## TASK BRIEF:
Can you transcribe the data exactly? Leave the pictures out.

## SUPPLIED INFORMATION:
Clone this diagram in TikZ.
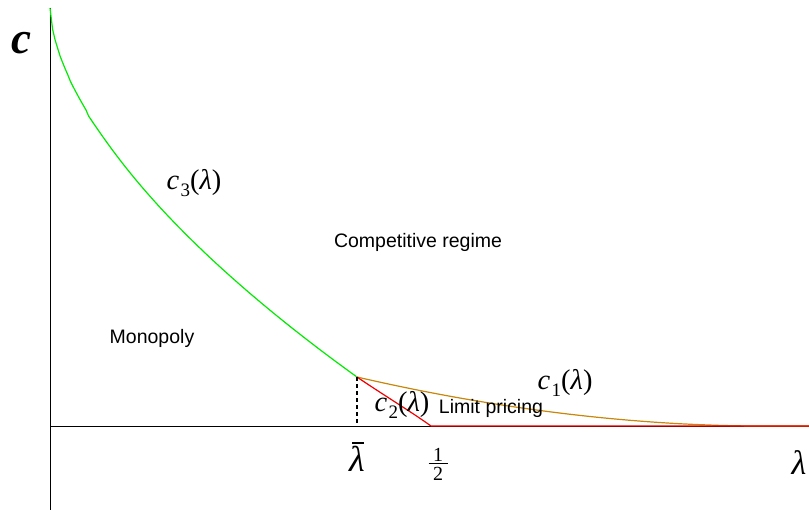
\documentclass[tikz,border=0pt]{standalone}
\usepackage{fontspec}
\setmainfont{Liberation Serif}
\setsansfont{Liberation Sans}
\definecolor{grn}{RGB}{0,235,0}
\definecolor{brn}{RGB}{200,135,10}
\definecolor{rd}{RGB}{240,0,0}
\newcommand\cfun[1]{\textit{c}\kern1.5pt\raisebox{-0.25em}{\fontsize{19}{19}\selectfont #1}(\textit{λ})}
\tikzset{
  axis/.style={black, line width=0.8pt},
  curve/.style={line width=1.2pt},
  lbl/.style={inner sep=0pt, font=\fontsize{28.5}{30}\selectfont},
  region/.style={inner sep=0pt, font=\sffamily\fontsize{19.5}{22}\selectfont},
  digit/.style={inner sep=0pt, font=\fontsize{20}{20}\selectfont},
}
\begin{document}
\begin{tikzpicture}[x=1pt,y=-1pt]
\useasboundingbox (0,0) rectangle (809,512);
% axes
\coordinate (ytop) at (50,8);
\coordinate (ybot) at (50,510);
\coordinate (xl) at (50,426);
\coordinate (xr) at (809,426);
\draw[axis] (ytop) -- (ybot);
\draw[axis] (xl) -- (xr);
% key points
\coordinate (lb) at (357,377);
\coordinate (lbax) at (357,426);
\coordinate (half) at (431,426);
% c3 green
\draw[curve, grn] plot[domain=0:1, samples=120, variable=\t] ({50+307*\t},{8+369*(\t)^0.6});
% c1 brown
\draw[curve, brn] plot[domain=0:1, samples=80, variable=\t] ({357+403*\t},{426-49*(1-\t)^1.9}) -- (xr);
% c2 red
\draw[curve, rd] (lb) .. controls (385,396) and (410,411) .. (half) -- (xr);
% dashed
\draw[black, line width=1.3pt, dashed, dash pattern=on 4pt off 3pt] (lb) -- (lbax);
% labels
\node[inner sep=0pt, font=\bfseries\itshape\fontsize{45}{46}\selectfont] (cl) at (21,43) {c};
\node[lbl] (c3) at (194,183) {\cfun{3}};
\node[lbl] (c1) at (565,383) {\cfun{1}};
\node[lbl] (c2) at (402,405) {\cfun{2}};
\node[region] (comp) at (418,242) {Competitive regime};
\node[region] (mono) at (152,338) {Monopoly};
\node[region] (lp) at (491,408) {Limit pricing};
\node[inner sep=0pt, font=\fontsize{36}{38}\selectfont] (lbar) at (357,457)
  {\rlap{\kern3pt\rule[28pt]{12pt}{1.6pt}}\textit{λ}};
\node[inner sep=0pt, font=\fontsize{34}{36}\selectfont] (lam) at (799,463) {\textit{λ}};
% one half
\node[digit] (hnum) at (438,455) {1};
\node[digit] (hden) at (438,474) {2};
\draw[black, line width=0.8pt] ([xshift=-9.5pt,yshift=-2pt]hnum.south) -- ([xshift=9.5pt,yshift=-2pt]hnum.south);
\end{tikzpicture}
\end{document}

## REPLY:
Clone this diagram in TikZ.
\documentclass[tikz,border=0pt]{standalone}
\usepackage{fontspec}
\setmainfont{Liberation Serif}
\setsansfont{Liberation Sans}
\definecolor{grn}{RGB}{0,235,0}
\definecolor{brn}{RGB}{200,135,10}
\definecolor{rd}{RGB}{240,0,0}
\newcommand\cfun[1]{\textit{c}\kern1.5pt\raisebox{-0.25em}{\fontsize{19}{19}\selectfont #1}(\textit{λ})}
\tikzset{
  axis/.style={black, line width=0.8pt},
  curve/.style={line width=1.2pt},
  lbl/.style={inner sep=0pt, font=\fontsize{28.5}{30}\selectfont},
  region/.style={inner sep=0pt, font=\sffamily\fontsize{19.5}{22}\selectfont},
  digit/.style={inner sep=0pt, font=\fontsize{20}{20}\selectfont},
}
\begin{document}
\begin{tikzpicture}[x=1pt,y=-1pt]
\useasboundingbox (0,0) rectangle (809,512);
% axes
\coordinate (ytop) at (50,8);
\coordinate (ybot) at (50,510);
\coordinate (xl) at (50,426);
\coordinate (xr) at (809,426);
\draw[axis] (ytop) -- (ybot);
\draw[axis] (xl) -- (xr);
% key points
\coordinate (lb) at (357,377);
\coordinate (lbax) at (357,426);
\coordinate (half) at (431,426);
% c3 green
\draw[curve, grn] plot[domain=0:1, samples=120, variable=\t] ({50+307*\t},{8+369*(\t)^0.6});
% c1 brown
\draw[curve, brn] plot[domain=0:1, samples=80, variable=\t] ({357+403*\t},{426-49*(1-\t)^1.9}) -- (xr);
% c2 red
\draw[curve, rd] (lb) .. controls (385,396) and (410,411) .. (half) -- (xr);
% dashed
\draw[black, line width=1.3pt, dashed, dash pattern=on 4pt off 3pt] (lb) -- (lbax);
% labels
\node[inner sep=0pt, font=\bfseries\itshape\fontsize{45}{46}\selectfont] (cl) at (21,43) {c};
\node[lbl] (c3) at (194,183) {\cfun{3}};
\node[lbl] (c1) at (565,383) {\cfun{1}};
\node[lbl] (c2) at (402,405) {\cfun{2}};
\node[region] (comp) at (418,242) {Competitive regime};
\node[region] (mono) at (152,338) {Monopoly};
\node[region] (lp) at (491,408) {Limit pricing};
\node[inner sep=0pt, font=\fontsize{36}{38}\selectfont] (lbar) at (357,457)
  {\rlap{\kern3pt\rule[28pt]{12pt}{1.6pt}}\textit{λ}};
\node[inner sep=0pt, font=\fontsize{34}{36}\selectfont] (lam) at (799,463) {\textit{λ}};
% one half
\node[digit] (hnum) at (438,455) {1};
\node[digit] (hden) at (438,474) {2};
\draw[black, line width=0.8pt] ([xshift=-9.5pt,yshift=-2pt]hnum.south) -- ([xshift=9.5pt,yshift=-2pt]hnum.south);
\end{tikzpicture}
\end{document}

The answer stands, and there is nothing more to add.